Leave the pictures out and retype the lines from the beginning through the line with "Chart.register(...registerables);", both ends included.

=-=-=-=-=

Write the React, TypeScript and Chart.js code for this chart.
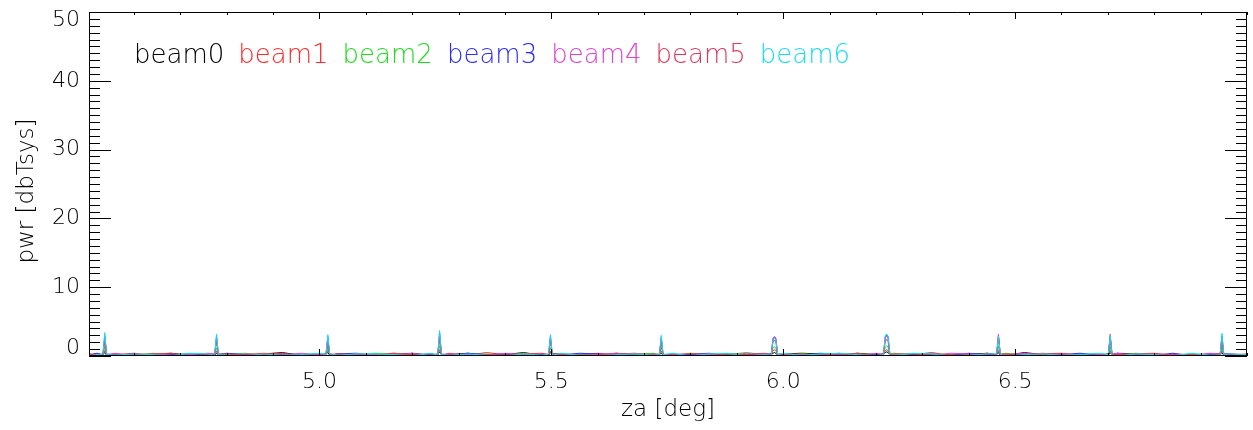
import React, { useEffect, useRef } from "react";
import { Chart, registerables } from "chart.js";

Chart.register(...registerables);

// ---------- data ----------
const beamNames = ["beam0", "beam1", "beam2", "beam3", "beam4", "beam5", "beam6"];
const beamColors = ["#000000", "#ff2a2a", "#1fdc1f", "#2a2aff", "#de44cf", "#dc3a5a", "#16dcf0"];

// baseline sampling of za [deg]
const zaBase = [
  4.503, 4.52, 4.56, 4.6, 4.64, 4.68, 4.72, 4.76, 4.8, 4.84,
  4.88, 4.92, 4.96, 5.0, 5.04, 5.08, 5.12, 5.16, 5.2, 5.24,
  5.28, 5.32, 5.36, 5.4, 5.44, 5.48, 5.52, 5.56, 5.6, 5.64,
  5.68, 5.72, 5.76, 5.8, 5.84, 5.88, 5.92, 5.96, 6.0, 6.04,
  6.08, 6.12, 6.16, 6.2, 6.24, 6.28, 6.32, 6.36, 6.4, 6.44,
  6.48, 6.52, 6.56, 6.6, 6.64, 6.68, 6.72, 6.76, 6.8, 6.84,
  6.88, 6.92, 6.96, 7.0,
];

const beam0Base = [
  0.2, 0.1, 0.3, 0.0, 0.2, 0.4, 0.1, 0.3, 0.2, 0.0,
  0.3, 0.5, 0.1, 0.2, 0.3, 0.1, 0.3, 0.2, 0.4, 0.1,
  0.2, 0.4, 0.0, 0.2, 0.5, 0.1, 0.3, 0.2, 0.1, 0.4,
  0.2, 0.3, 0.1, 0.2, 0.0, 0.3, 0.2, 0.1, 0.3, 0.4,
  0.3, 0.1, 0.4, 0.2, 0.1, 0.3, 0.2, 0.0, 0.2, 0.4,
  0.1, 0.5, 0.2, 0.3, 0.1, 0.2, 0.4, 0.3, 0.1, 0.2,
  0.0, 0.3, 0.2, 0.1,
];
const beam1Base = [
  0.1, 0.3, 0.2, 0.4, 0.1, 0.2, 0.0, 0.3, 0.1, 0.2,
  0.4, 0.2, 0.1, 0.3, 0.2, 0.0, 0.2, 0.4, 0.1, 0.3,
  0.2, 0.1, 0.5, 0.2, 0.1, 0.3, 0.0, 0.2, 0.4, 0.1,
  0.3, 0.2, 0.1, 0.4, 0.2, 0.3, 0.1, 0.0, 0.2, 0.3,
  0.1, 0.4, 0.2, 0.1, 0.3, 0.2, 0.5, 0.1, 0.2, 0.0,
  0.3, 0.2, 0.4, 0.1, 0.2, 0.3, 0.1, 0.2, 0.0, 0.3,
  0.2, 0.1, 0.3, 0.2,
];
const beam2Base = [
  0.3, 0.0, 0.2, 0.1, 0.4, 0.2, 0.3, 0.1, 0.2, 0.4,
  0.1, 0.2, 0.3, 0.0, 0.2, 0.1, 0.4, 0.2, 0.3, 0.1,
  0.0, 0.2, 0.3, 0.1, 0.4, 0.2, 0.1, 0.3, 0.2, 0.1,
  0.2, 0.4, 0.0, 0.3, 0.1, 0.2, 0.5, 0.2, 0.1, 0.3,
  0.2, 0.0, 0.3, 0.2, 0.4, 0.1, 0.2, 0.3, 0.1, 0.2,
  0.4, 0.1, 0.2, 0.0, 0.3, 0.2, 0.1, 0.4, 0.2, 0.1,
  0.3, 0.2, 0.0, 0.2,
];
const beam3Base = [
  0.2, 0.4, 0.1, 0.3, 0.0, 0.2, 0.3, 0.1, 0.4, 0.2,
  0.0, 0.3, 0.2, 0.1, 0.3, 0.4, 0.1, 0.0, 0.2, 0.3,
  0.1, 0.4, 0.2, 0.3, 0.0, 0.2, 0.1, 0.4, 0.3, 0.2,
  0.1, 0.0, 0.3, 0.2, 0.4, 0.1, 0.2, 0.3, 0.0, 0.1,
  0.4, 0.2, 0.1, 0.3, 0.0, 0.2, 0.3, 0.1, 0.4, 0.2,
  0.1, 0.3, 0.0, 0.2, 0.4, 0.1, 0.3, 0.2, 0.1, 0.4,
  0.0, 0.2, 0.3, 0.1,
];
const beam4Base = [
  0.1, 0.2, 0.4, 0.0, 0.3, 0.1, 0.2, 0.4, 0.0, 0.3,
  0.2, 0.1, 0.4, 0.2, 0.0, 0.3, 0.2, 0.1, 0.4, 0.0,
  0.3, 0.2, 0.1, 0.4, 0.2, 0.0, 0.3, 0.1, 0.2, 0.4,
  0.0, 0.3, 0.2, 0.1, 0.3, 0.0, 0.4, 0.1, 0.3, 0.2,
  0.1, 0.3, 0.0, 0.4, 0.2, 0.1, 0.0, 0.4, 0.3, 0.1,
  0.2, 0.4, 0.1, 0.3, 0.0, 0.2, 0.4, 0.1, 0.3, 0.2,
  0.1, 0.4, 0.2, 0.0,
];
const beam5Base = [
  0.3, 0.1, 0.0, 0.2, 0.3, 0.4, 0.0, 0.2, 0.3, 0.1,
  0.2, 0.4, 0.0, 0.1, 0.3, 0.2, 0.0, 0.4, 0.2, 0.1,
  0.4, 0.0, 0.2, 0.1, 0.3, 0.4, 0.2, 0.0, 0.1, 0.3,
  0.4, 0.1, 0.2, 0.0, 0.1, 0.3, 0.2, 0.4, 0.1, 0.0,
  0.2, 0.1, 0.4, 0.0, 0.3, 0.3, 0.1, 0.2, 0.0, 0.4,
  0.3, 0.0, 0.3, 0.4, 0.1, 0.0, 0.2, 0.3, 0.4, 0.1,
  0.2, 0.0, 0.1, 0.3,
];
const beam6Base = [
  0.0, 0.2, 0.1, 0.3, 0.2, 0.0, 0.4, 0.3, 0.1, 0.0,
  0.3, 0.1, 0.2, 0.4, 0.1, 0.3, 0.3, 0.2, 0.0, 0.4,
  0.1, 0.3, 0.1, 0.0, 0.3, 0.1, 0.4, 0.1, 0.0, 0.2,
  0.3, 0.1, 0.4, 0.0, 0.3, 0.4, 0.0, 0.2, 0.4, 0.1,
  0.3, 0.4, 0.2, 0.0, 0.1, 0.4, 0.3, 0.0, 0.1, 0.3,
  0.0, 0.2, 0.3, 0.1, 0.2, 0.4, 0.0, 0.3, 0.2, 0.0,
  0.4, 0.1, 0.3, 0.2,
];

// za samples across the periodic spikes
const zaSpike = [
  4.533, 4.537, 4.541,
  4.774, 4.778, 4.782,
  5.014, 5.018, 5.022,
  5.255, 5.259, 5.263,
  5.494, 5.498, 5.502,
  5.733, 5.737, 5.741,
  5.974, 5.978, 5.981, 5.984, 5.988,
  6.216, 6.22, 6.223, 6.226, 6.23,
  6.46, 6.464, 6.468,
  6.701, 6.705, 6.709,
  6.942, 6.946, 6.95,
];

const beam0Spike = [
  0.2, 0.5, 0.1, 0.1, 0.4, 0.2, 0.3, 0.5, 0.1, 0.2, 0.6, 0.2, 0.1, 0.5, 0.3, 0.2, 0.4, 0.1,
  0.2, 0.4, 0.5, 0.4, 0.1, 0.3, 0.5, 0.6, 0.5, 0.2,
  0.2, 0.5, 0.1, 0.1, 0.5, 0.2, 0.3, 0.5, 0.1,
];
const beam1Spike = [
  0.1, 0.8, 0.2, 0.3, 0.7, 0.1, 0.2, 0.8, 0.3, 0.1, 0.9, 0.2, 0.2, 0.7, 0.1, 0.3, 0.7, 0.2,
  0.1, 0.8, 0.9, 0.8, 0.2, 0.2, 0.8, 0.9, 0.8, 0.1,
  0.3, 0.8, 0.2, 0.2, 0.8, 0.3, 0.1, 0.8, 0.2,
];
const beam2Spike = [
  0.3, 1.3, 0.1, 0.2, 1.2, 0.3, 0.1, 1.3, 0.2, 0.3, 1.5, 0.1, 0.2, 1.2, 0.2, 0.1, 1.2, 0.3,
  0.3, 1.2, 1.4, 1.2, 0.1, 0.2, 1.3, 1.5, 1.3, 0.3,
  0.1, 1.4, 0.2, 0.3, 1.3, 0.1, 0.2, 1.4, 0.3,
];
const beam3Spike = [
  0.2, 3.0, 0.3, 0.1, 2.9, 0.2, 0.3, 2.8, 0.1, 0.2, 3.4, 0.3, 0.1, 2.9, 0.2, 0.2, 2.7, 0.1,
  0.3, 2.5, 2.8, 2.5, 0.2, 0.1, 2.8, 3.1, 2.8, 0.3,
  0.2, 2.8, 0.1, 0.3, 2.7, 0.2, 0.1, 2.9, 0.3,
];
const beam4Spike = [
  0.1, 2.6, 0.2, 0.3, 2.6, 0.1, 0.2, 2.5, 0.3, 0.1, 3.0, 0.2, 0.3, 2.6, 0.1, 0.1, 2.5, 0.2,
  0.2, 2.5, 2.8, 2.6, 0.3, 0.2, 2.6, 2.9, 2.6, 0.1,
  0.1, 3.2, 0.2, 0.2, 3.2, 0.3, 0.3, 2.7, 0.1,
];
const beam5Spike = [
  0.3, 2.2, 0.1, 0.2, 2.2, 0.3, 0.1, 2.1, 0.2, 0.3, 2.6, 0.1, 0.2, 2.2, 0.3, 0.2, 2.1, 0.1,
  0.1, 2.0, 2.3, 2.0, 0.2, 0.3, 2.1, 2.4, 2.1, 0.2,
  0.2, 2.9, 0.3, 0.1, 2.8, 0.2, 0.2, 2.3, 0.1,
];
const beam6Spike = [
  0.2, 3.4, 0.2, 0.1, 3.2, 0.2, 0.2, 3.1, 0.3, 0.1, 3.7, 0.2, 0.3, 3.1, 0.1, 0.2, 3.0, 0.2,
  0.1, 2.3, 2.6, 2.3, 0.2, 0.2, 2.9, 3.2, 2.9, 0.1,
  0.3, 2.9, 0.2, 0.2, 3.0, 0.1, 0.1, 3.3, 0.2,
];

const beamBase = [beam0Base, beam1Base, beam2Base, beam3Base, beam4Base, beam5Base, beam6Base];
const beamSpike = [beam0Spike, beam1Spike, beam2Spike, beam3Spike, beam4Spike, beam5Spike, beam6Spike];

// axes
const xMin = 4.503;
const xMax = 7.0;
const yMin = 0;
const yMax = 50;
const xMajorTicks = [5.0, 5.5, 6.0, 6.5];
const xTickLabels = ["5.0", "5.5", "6.0", "6.5"];
const yMajorTicks = [0, 10, 20, 30, 40, 50];
const yTickLabels = ["0", "10", "20", "30", "40", "50"];
const xMinorStep = 0.1;
const yMinorStep = 1;
const xTitle = "za [deg]";
const yTitle = "pwr [dbTsys]";

const FONT = '"DejaVu Sans"';

function buildPoints(i: number) {
  const pts: { x: number; y: number }[] = [];
  zaBase.forEach((x, k) => pts.push({ x, y: beamBase[i][k] }));
  zaSpike.forEach((x, k) => pts.push({ x, y: beamSpike[i][k] }));
  pts.sort((a, b) => a.x - b.x);
  return pts;
}

const framePlugin = {
  id: "idlFrame",
  afterDraw(chart: any) {
    const { ctx, chartArea } = chart;
    const xs = chart.scales.x;
    const ys = chart.scales.y;
    const { left, right, top, bottom } = chartArea;
    const w = right - left;
    const h = bottom - top;
    ctx.save();
    ctx.strokeStyle = "#000";
    ctx.lineWidth = 1;
    ctx.beginPath();
    ctx.rect(left + 0.5, top + 0.5, w - 1, h - 1);
    ctx.stroke();

    const yMajLen = 22, yMinLen = 11, xMajLen = 7, xMinLen = 3;
    ctx.beginPath();
    for (let v = yMin; v <= yMax + 1e-9; v += yMinorStep) {
      const py = Math.round(ys.getPixelForValue(v)) + 0.5;
      const major = yMajorTicks.some((t) => Math.abs(t - v) < 1e-6);
      const len = major ? yMajLen : yMinLen;
      ctx.moveTo(left, py);
      ctx.lineTo(left + len, py);
      ctx.moveTo(right, py);
      ctx.lineTo(right - len, py);
    }
    const start = Math.ceil(xMin / xMinorStep - 1e-9);
    const end = Math.floor(xMax / xMinorStep + 1e-9);
    for (let k = start; k <= end; k++) {
      const v = k * xMinorStep;
      const px = Math.round(xs.getPixelForValue(v)) + 0.5;
      const major = xMajorTicks.some((t) => Math.abs(t - v) < 1e-6);
      const len = major ? xMajLen : xMinLen;
      ctx.moveTo(px, bottom);
      ctx.lineTo(px, bottom - len);
      ctx.moveTo(px, top);
      ctx.lineTo(px, top + len);
    }
    ctx.stroke();

    // tick labels
    ctx.fillStyle = "#000";
    ctx.font = `200 22px ${FONT}`;
    ctx.textAlign = "right";
    ctx.textBaseline = "middle";
    yMajorTicks.forEach((v, k) => {
      let py = ys.getPixelForValue(v);
      py = Math.min(Math.max(py, top + 8), bottom - 8);
      ctx.fillText(yTickLabels[k], 80, py);
    });
    ctx.textAlign = "center";
    xMajorTicks.forEach((v, k) => {
      const px = xs.getPixelForValue(v);
      ctx.fillText(xTickLabels[k], px, 382);
    });

    // titles
    ctx.font = `200 23px ${FONT}`;
    ctx.fillText(xTitle, (left + right) / 2, 410);
    ctx.save();
    ctx.translate(27, 191);
    ctx.rotate(-Math.PI / 2);
    ctx.fillText(yTitle, 0, 0);
    ctx.restore();

    // legend
    ctx.font = `200 26px ${FONT}`;
    ctx.textAlign = "left";
    ctx.textBaseline = "alphabetic";
    let lx = 134;
    beamNames.forEach((name, k) => {
      ctx.fillStyle = beamColors[k];
      ctx.fillText(name, lx, 63);
      lx += ctx.measureText(name).width + 14;
    });
    ctx.restore();
  },
};

export default function App() {
  const canvasRef = useRef<HTMLCanvasElement | null>(null);

  useEffect(() => {
    document.body.style.margin = "0";
    const canvas = canvasRef.current;
    if (!canvas) return;
    const datasets = beamNames.map((name, i) => ({
      label: name,
      data: buildPoints(i),
      borderColor: beamColors[i],
      backgroundColor: beamColors[i],
      borderWidth: 1,
      pointRadius: 0,
      tension: 0,
      fill: false,
      order: beamNames.length - 1 - i,
    }));
    const chart = new Chart(canvas, {
      type: "line",
      data: { datasets },
      options: {
        animation: false,
        responsive: false,
        maintainAspectRatio: false,
        devicePixelRatio: 1,
        layout: { padding: { left: 89, right: 6, top: 12, bottom: 74 } },
        plugins: { legend: { display: false }, tooltip: { enabled: false }, title: { display: false } },
        scales: {
          x: { type: "linear", min: xMin, max: xMax, display: false },
          y: { type: "linear", min: yMin, max: yMax, display: false },
        },
      },
      plugins: [framePlugin],
    });
    return () => chart.destroy();
  }, []);

  return (
    <div style={{ width: 1253, height: 430, background: "#fff" }}>
      <canvas ref={canvasRef} width={1253} height={430} style={{ display: "block" }} />
    </div>
  );
}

=-=-=-=-=

FINISHED ANSWER:
Write the React, TypeScript and Chart.js code for this chart.
import React, { useEffect, useRef } from "react";
import { Chart, registerables } from "chart.js";

Chart.register(...registerables);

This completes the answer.